**Exercise objective**
Look for the line containing "Write a Python" and the line containing "y=[(H - (CY + R"; retype them and all lines between, exactly, and leave out the pictures.

Stored data:
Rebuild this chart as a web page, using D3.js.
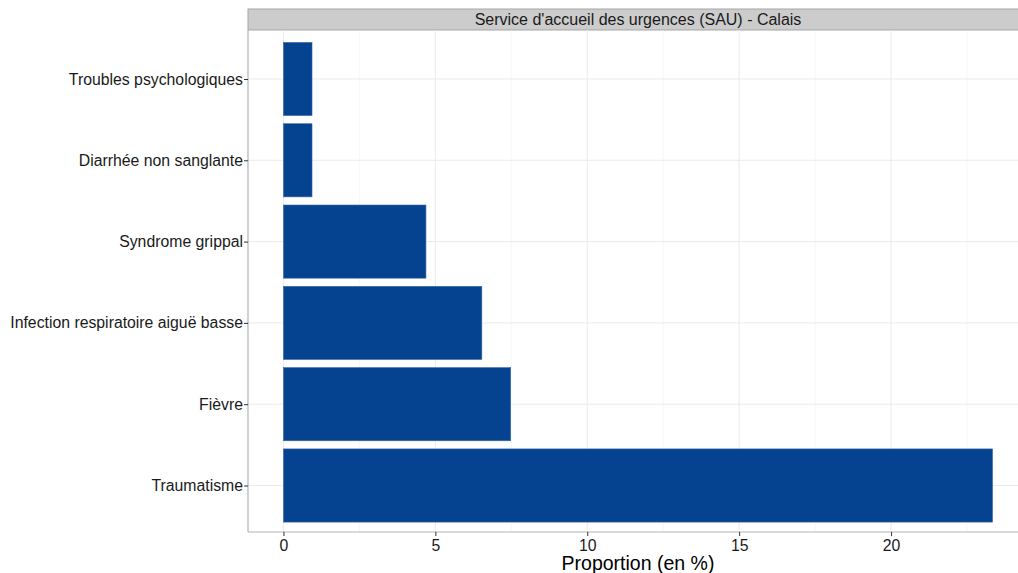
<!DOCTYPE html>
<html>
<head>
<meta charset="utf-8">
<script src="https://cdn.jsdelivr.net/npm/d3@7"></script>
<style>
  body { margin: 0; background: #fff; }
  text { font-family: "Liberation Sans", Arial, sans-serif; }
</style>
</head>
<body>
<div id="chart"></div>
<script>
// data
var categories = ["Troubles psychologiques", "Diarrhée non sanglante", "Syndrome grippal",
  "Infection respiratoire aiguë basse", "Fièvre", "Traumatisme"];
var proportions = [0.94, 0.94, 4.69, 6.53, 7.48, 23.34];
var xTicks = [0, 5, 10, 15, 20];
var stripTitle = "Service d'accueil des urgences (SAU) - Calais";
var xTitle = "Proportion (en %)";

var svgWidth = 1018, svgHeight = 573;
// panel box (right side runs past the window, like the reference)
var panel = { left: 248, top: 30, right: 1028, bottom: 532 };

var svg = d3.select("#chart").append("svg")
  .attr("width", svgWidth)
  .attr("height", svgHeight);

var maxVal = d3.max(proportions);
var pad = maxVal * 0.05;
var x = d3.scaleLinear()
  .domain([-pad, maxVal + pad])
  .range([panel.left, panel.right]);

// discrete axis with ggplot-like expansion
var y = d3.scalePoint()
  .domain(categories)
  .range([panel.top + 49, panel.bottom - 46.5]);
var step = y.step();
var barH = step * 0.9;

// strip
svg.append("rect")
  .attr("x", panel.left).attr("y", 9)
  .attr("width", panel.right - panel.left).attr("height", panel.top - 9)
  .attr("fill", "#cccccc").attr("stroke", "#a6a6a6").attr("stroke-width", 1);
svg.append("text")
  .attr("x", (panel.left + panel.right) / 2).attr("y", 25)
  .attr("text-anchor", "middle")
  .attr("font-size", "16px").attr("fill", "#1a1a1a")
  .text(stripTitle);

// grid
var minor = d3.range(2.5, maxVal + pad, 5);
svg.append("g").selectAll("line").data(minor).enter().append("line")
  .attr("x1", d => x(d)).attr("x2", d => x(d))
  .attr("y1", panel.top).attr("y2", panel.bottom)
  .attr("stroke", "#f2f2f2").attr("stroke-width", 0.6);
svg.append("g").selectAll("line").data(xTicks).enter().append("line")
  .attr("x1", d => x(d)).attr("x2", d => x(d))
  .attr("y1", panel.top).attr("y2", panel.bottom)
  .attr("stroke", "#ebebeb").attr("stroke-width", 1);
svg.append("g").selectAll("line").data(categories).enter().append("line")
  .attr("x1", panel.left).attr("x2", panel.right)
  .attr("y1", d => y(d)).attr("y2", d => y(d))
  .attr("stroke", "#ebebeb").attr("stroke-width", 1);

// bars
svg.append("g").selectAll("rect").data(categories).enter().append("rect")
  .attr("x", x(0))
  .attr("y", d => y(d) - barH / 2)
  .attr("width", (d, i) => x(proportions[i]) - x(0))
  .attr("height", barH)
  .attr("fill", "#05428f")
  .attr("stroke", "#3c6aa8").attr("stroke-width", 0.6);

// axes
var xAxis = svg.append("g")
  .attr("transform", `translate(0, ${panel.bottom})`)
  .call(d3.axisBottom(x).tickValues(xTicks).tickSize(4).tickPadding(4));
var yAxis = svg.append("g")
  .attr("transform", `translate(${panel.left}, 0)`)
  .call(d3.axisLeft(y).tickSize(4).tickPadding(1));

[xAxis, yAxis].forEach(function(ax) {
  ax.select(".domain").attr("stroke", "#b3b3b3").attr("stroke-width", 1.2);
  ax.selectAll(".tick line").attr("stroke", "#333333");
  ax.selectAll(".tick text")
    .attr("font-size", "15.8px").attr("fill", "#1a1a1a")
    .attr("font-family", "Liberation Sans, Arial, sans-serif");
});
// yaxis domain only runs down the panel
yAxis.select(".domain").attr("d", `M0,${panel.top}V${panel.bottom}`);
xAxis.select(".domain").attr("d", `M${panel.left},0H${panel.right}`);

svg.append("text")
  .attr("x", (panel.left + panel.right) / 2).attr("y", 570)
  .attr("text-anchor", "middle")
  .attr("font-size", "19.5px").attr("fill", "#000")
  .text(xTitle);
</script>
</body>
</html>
---
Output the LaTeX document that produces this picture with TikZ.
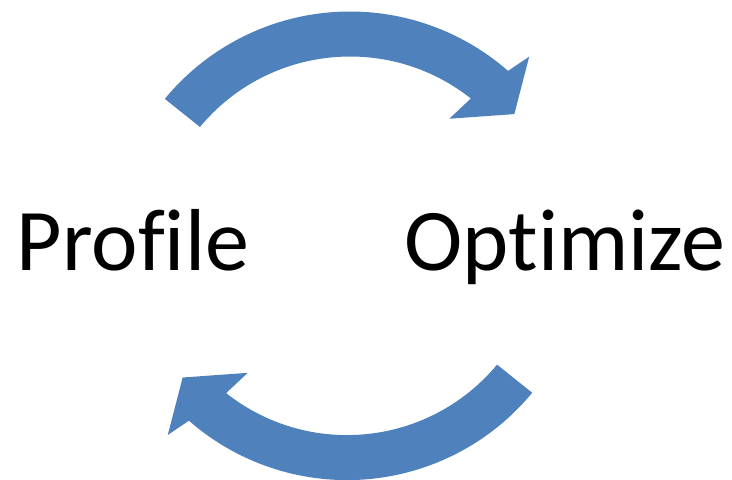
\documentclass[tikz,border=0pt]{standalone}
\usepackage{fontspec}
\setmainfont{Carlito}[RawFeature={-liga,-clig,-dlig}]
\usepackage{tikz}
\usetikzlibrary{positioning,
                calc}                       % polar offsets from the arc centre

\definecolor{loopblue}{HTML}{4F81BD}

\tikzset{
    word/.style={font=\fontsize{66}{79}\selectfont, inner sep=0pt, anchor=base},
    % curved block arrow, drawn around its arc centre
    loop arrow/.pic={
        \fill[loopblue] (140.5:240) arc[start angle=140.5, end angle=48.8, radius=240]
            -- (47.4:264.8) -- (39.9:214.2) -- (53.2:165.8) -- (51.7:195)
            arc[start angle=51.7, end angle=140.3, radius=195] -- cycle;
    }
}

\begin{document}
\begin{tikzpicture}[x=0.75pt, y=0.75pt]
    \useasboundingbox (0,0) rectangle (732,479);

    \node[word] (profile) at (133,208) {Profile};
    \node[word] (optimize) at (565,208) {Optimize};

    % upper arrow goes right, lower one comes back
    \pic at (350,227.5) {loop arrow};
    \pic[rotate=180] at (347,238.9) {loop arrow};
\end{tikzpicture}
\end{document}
--
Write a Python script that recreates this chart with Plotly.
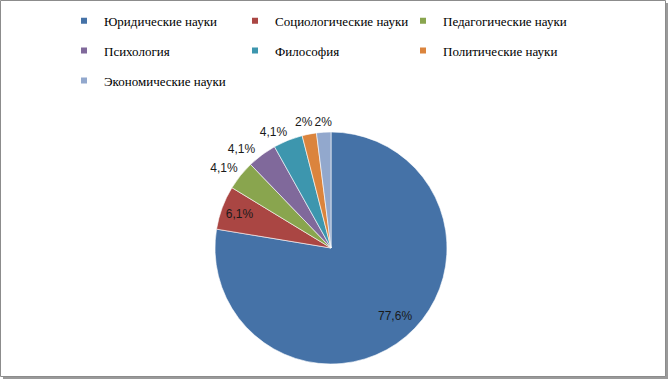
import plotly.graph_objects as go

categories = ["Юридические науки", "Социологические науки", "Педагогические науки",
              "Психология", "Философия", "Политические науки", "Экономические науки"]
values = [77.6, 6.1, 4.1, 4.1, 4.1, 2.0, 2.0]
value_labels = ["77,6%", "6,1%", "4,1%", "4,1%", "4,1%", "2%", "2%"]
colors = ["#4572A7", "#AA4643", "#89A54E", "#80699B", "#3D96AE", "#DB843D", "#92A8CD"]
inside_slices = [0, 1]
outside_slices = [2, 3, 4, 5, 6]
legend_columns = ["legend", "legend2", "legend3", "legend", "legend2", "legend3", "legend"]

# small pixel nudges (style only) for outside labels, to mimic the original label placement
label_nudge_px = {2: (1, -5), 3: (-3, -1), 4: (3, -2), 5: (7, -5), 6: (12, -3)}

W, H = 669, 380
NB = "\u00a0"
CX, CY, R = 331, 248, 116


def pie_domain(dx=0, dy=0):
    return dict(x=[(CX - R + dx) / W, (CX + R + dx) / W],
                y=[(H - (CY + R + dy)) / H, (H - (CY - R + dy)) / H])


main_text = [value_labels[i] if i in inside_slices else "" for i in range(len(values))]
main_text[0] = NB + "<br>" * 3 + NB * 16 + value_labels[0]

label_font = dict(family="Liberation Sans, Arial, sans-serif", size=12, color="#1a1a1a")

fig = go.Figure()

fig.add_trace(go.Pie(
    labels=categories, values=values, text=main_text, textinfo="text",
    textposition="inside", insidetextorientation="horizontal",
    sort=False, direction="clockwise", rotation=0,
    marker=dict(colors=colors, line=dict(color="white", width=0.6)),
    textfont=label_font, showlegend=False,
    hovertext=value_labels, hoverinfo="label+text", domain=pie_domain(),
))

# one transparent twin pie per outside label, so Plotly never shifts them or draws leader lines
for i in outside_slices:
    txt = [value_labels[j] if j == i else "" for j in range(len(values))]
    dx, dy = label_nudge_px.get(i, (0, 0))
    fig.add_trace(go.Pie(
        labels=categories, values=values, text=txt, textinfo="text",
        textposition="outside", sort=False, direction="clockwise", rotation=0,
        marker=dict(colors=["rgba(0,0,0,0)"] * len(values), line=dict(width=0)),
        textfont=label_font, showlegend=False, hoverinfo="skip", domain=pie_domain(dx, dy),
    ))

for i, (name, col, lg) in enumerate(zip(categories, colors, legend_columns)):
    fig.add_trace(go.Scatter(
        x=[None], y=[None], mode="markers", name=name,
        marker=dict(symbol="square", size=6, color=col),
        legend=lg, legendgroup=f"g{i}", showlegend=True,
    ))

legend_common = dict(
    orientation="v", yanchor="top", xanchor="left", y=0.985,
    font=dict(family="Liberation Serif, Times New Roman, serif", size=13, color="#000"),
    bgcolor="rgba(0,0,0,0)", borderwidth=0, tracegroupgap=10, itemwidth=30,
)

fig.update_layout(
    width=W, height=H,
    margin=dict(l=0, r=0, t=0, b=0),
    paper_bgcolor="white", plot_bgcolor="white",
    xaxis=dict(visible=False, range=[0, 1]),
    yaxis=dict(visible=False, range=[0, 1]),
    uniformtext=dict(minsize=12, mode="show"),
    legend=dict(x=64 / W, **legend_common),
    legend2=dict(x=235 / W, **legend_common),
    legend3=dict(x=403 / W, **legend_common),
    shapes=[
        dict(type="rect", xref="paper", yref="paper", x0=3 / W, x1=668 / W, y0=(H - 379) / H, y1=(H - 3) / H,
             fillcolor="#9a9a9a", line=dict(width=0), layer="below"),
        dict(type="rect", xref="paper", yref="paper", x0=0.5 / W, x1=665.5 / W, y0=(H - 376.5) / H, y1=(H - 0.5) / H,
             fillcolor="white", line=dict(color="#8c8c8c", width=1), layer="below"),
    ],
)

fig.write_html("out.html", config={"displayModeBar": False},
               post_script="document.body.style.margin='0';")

**Response to the task**
Write a Python script that recreates this chart with Plotly.
import plotly.graph_objects as go

categories = ["Юридические науки", "Социологические науки", "Педагогические науки",
              "Психология", "Философия", "Политические науки", "Экономические науки"]
values = [77.6, 6.1, 4.1, 4.1, 4.1, 2.0, 2.0]
value_labels = ["77,6%", "6,1%", "4,1%", "4,1%", "4,1%", "2%", "2%"]
colors = ["#4572A7", "#AA4643", "#89A54E", "#80699B", "#3D96AE", "#DB843D", "#92A8CD"]
inside_slices = [0, 1]
outside_slices = [2, 3, 4, 5, 6]
legend_columns = ["legend", "legend2", "legend3", "legend", "legend2", "legend3", "legend"]

# small pixel nudges (style only) for outside labels, to mimic the original label placement
label_nudge_px = {2: (1, -5), 3: (-3, -1), 4: (3, -2), 5: (7, -5), 6: (12, -3)}

W, H = 669, 380
NB = "\u00a0"
CX, CY, R = 331, 248, 116


def pie_domain(dx=0, dy=0):
    return dict(x=[(CX - R + dx) / W, (CX + R + dx) / W],
                y=[(H - (CY + R + dy)) / H, (H - (CY - R + dy)) / H])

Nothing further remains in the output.